So the promised testimony is still coming... but here's something else in the meantime.
My favourite things about the practice of Christianity in the Church (in no particular order)
1. Christmas and Easter. The happiest times of the year.
2. Hymns. Not all of them. But the best of them are amazing. My chains fell off, my heart was free, I rose went forth and followed thee ... My sin, oh the bliss of this glorious thought - my sin, not in part, but the whole, is nailed to his cross, and I bear it no more, praise the Lord, praise the Lord, oh my soul! ... One with himself I cannot die, my soul is purchased with his blood, my life is hid with Christ on high ... Could my zeal no respite know, could my tears forever flow, all for sin could not atone, Thou must save and Thou alone. Etc. I could go on and on.
3. Prayer groups. There's something about meeting with a group of people and all praying together about the world, your country, your city, your church and yourselves that goes so much deeper than ordinary friendship.

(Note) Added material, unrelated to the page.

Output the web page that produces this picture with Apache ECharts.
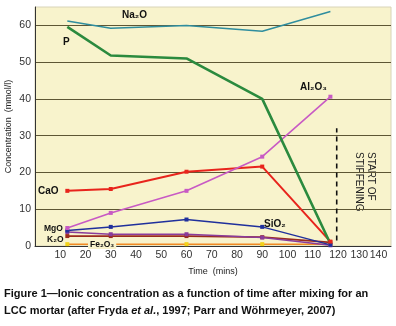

4. Charities and social work. Daily proof that Christianity is a real, living faith that propels people towards the good. This, to my mind, is more important than the strictly rational arguments for Christianity. It also is much more powerful than all the arguments combined of Richard Dawkins and his whole crew of Christianity-bashers.
5. Shared meals. :) Mmm, the taste of fellowship.
6. Grassroots Christlikeness. Even though the Church has officially not been especially praiseworthy in some eras of history (for example, Nazi Germany), even though our leaders have failed sometimes, the real Church, Christ's body, independent of its leaders, has risen up in support of the persecuted. Not everyone, sadly, but a significant number.
7. Acceptance no matter where you come from or what you look like. (see #7 in the next list also, though)
8. Awareness of all our needs. Spiritual, physical, monetary, rational, emotional, intellectual, musical! The list could go on.
9. Encouragement to continue. I find that even when I am having a really bad day, or just don't feel like paying much attention, even then I always hear something at church that buoys me up to keep going another week, challenges me, or makes me think.
My least favourite things about the practice of Christianity in the Church
1. Hypocrisy (me included). The obvious objection. To some extent we are all guilty of this, although most of us have never claimed to be perfect. I think the real harm comes when someone has been publicly outspoken about certain moral standards and then is discovered to be breaking them himself. And all of us feel the repercussions.
2. Televangelists. I guess I don't have a blanket dislike of them, but the ones I have seen seem always to be shouting at their congregations, preaching the Bible extremely questionably, preaching self-help while ignoring the Bible except for a pithy quote here or there twisted to suit their purposes, or asking for money.
3. Churches that are like a brandname. Naming no names, but I dislike corporate Christianity. I am not saying these churches do no good - I'm sure they do - but they're not my type of place.
4. Historically embarrassing and permanently damaging things like the Crusades.
5. Slipping standards. To some extent we live in a modern world and have to accomodate this, but we were never told by Christ to try and make everyone happy, to offend no one. Christ himself stepped on a lot of toes, and I don't see why we should alter our core beliefs just to suit the mood of the times.
6. Leaders who give us all a bad name. I guess this links up with #1 - hypocrisy.
7. Exclusion. Although in my experience I have been accepted by Christians wherever I go, I have seen or heard about many others being excluded - whether for their age, their skin colour, their class/socio-economic status, their opinions... Such exclusion makes me sad, angry and incredibly embarrassed.
8. The fact that it is possible to go to church and continue to delude yourself that living a decent life is all that matters. I'm horrified sometimes at how many people think this is okay theology, but it's even more horrifying when you realise that they are not receiving teaching at their churches that makes them rethink this.